In truth, Frederick County bus drivers are dedicated to ensuring that students are safe at all times. 

In order to become a bus driver for Frederick County Public Schools (FCPS), drivers must go through an extensive hiring process and background check. After the application review and interview process, drivers must undergo drug testing, alcohol testing and both a criminal background and motor vehicle driving record check. 

Since driving a school bus also requires a commercial driver’s license, individuals not previously trained must relearn how to drive a vehicle much different than a standard car. 

To do so, they must partake in classroom training, just as students do when they take driver’s education to earn their standard driver’s license.

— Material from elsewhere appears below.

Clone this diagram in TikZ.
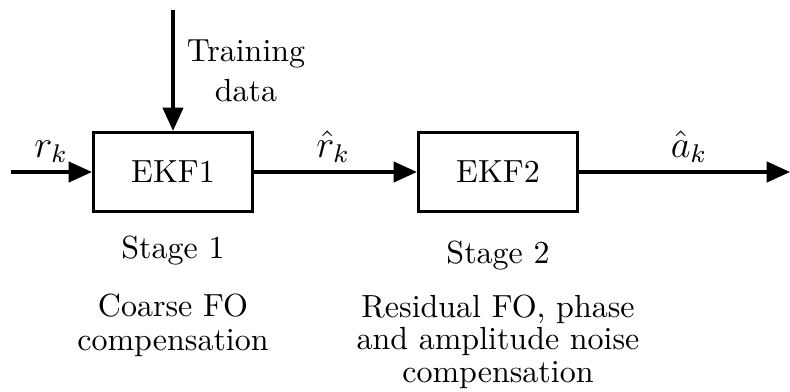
\documentclass[tikz,border=0pt]{standalone}
\usetikzlibrary{arrows.meta}
\begin{document}
\begin{tikzpicture}[x=0.3125pt,y=-0.3125pt,
  blk/.style={draw, line width=1pt, minimum width=49.7pt, minimum height=24.7pt, inner sep=0pt},
  sig/.style={line width=0.95pt, -{Triangle[length=7.3pt,width=6.4pt]}},
  lbl/.style={inner sep=0pt, anchor=base},
  mlbl/.style={inner sep=0pt, anchor=base, font=\large},
  note/.style={inner sep=0pt, anchor=base, align=center}]
\useasboundingbox (0,0) rectangle (790,391);
\node[blk] (ekf1) at (173,172) {EKF1};
\node[blk] (ekf2) at (498,172) {EKF2};
\coordinate (in) at (11,172);
\coordinate (td) at (173,10);
\coordinate (out) at (790,172);
\draw[sig] (in) -- (ekf1);
\draw[sig] (td) -- (ekf1);
\draw[sig] (ekf1) -- (ekf2);
\draw[sig] (ekf2) -- (out);
\node[mlbl] (rk) at (51,157) {$r_k$};
\node[mlbl] (rhk) at (333,157) {$\hat{r}_k$};
\node[mlbl] (ahk) at (689,157) {$\hat{a}_k$};
\node[note, font=\fontsize{10}{12.5}\selectfont] (train) at (246,102) {Training\\data};
\node[lbl] (st1) at (173,258) {Stage 1};
\node[lbl] (st2) at (498,263) {Stage 2};
\node[note, font=\fontsize{10}{10.6}\selectfont] (d1) at (173,350) {Coarse FO\\compensation};
\node[note, font=\fontsize{10}{10.1}\selectfont] (d2) at (498,382) {Residual FO, phase\\and amplitude noise\\compensation};
\end{tikzpicture}
\end{document}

Upon completion of the class, prospective school bus drivers must pass a driving test at the Motor Vehicle Association

Fred Punturiero, director of transportation for Frederick County Public Schools, detailed the extensive requirements for becoming an FCPS bus driver.

“We will train [the drivers] behind the wheel for 30 hours or so to make sure that they’re a successful driver before we take them to their test,” said Punturiero. “We make sure that we have the proper [people] supporting the needs of our students.”

Punturiero also stated that if an individual is not doing well in the driving aspects of becoming a school bus driver, FCPS will remove them from the program to ensure that they are putting the best and most professional drivers out on the road to protect Frederick County students.

FCPS has a loyal group of drivers that love their jobs. LHS bus driver Amy Kimble has been driving students for seven years and explained why she chose to become a driver.

“I like to drive; the bus didn’t intimidate me, and I like kids,” said Kimble. “I mean, I love it, and a lot of people I know love it.”

Frederick County owns all of its school buses, and its fleet consists of approximately 400 buses. 

“We have 338 school bus routes on the road. So, [that is] 338 times two, times 180– we do 121,680 a.m. and p.m. trips a year,” said Punturiero. “We also do over 10,000 field trips a year [for] all our athletics and things of that nature.”

With over 130,000 school bus trips annually, one might think that there are an exorbitant number of accidents that take place. However, the data collected by FCPS proves the contrary.

“I would say maybe we’re in the 60 [incident] range. It’s not an externally large number based on how many buses and how much work we do,” said Punturiero. 

The data collected by FCPS aligns with national statistics and data as well. According to the Transportation Research Board, school buses represent 25% of the vehicles on the road but less than 4% of the injuries nationwide.

Kimble also reported that she feels safer in her bus than in her normal car.

“Most people are very intimidated by the idea of driving a bus, but honestly, [the drivers] all say we’d rather drive our bus,” said Kimble. 

Frederick County bus drivers also develop positive relationships with the students on their routes. Junior Daniel Apau has been a bus rider for his entire school career, and reported that his bus drivers have always gone out of their way to make his experience a good one.

“My bus driver[s] made me feel at home the second I left my real one,” said Apau. 

My bus driver[s] made me feel at home the second I left my real one.

— Daniel Apau

Apau also recounted times when his bus driver brought in donuts on holidays, candy for Halloween, and nice notes for students.

Kimble explained she does the same for her students and noted that attitude is everything.

“I think that people don’t give [kids] enough credit … they don’t realize when you’re driving a bus, you’re the first person that student sees and the last person the student sees every day,” said Kimble. “If you’ve got an attitude, you’re not helping your kids. If you’ve got a great attitude, you tell ’em to go in there and have a great day, and they feel like they can talk to you. It does change [them].”

Despite positive interactions with their drivers, some parents still believe that taking the bus is unsafe for their children.

Because of the way buses are built, there is only one blind spot which is located directly behind the bus. Besides that, drivers are able to see the entire bus using their mirrors. This enables a much safer ride and allows drivers to better judge their surroundings when driving.

When it comes to safety, Frederick County Public Schools uses the Maryland Public Schools guide in order to determine the severity and preventability of bus accidents. 

Contrary to popular belief, other drivers on the road are what cause the most school bus-related accidents. In addition, according to the United States Department of Transportation, students are actually safer traveling on a school bus than in a car with their parents.

Drivers in Maryland–and across the country–should also adhere to the laws regarding stopping in the vicinity of a school bus. 

According to Maryland state law, drivers must stop 20 feet behind a school vehicle. If approaching from the opposite direction, they must stop 20 feet in front of the vehicle. Drivers that fail to do so could face up to a $570 fine and a three-point penalty on their driver’s license.

Lancer Media would like to issue a thank you message to all Frederick County bus drivers and encourage students to thank their driver.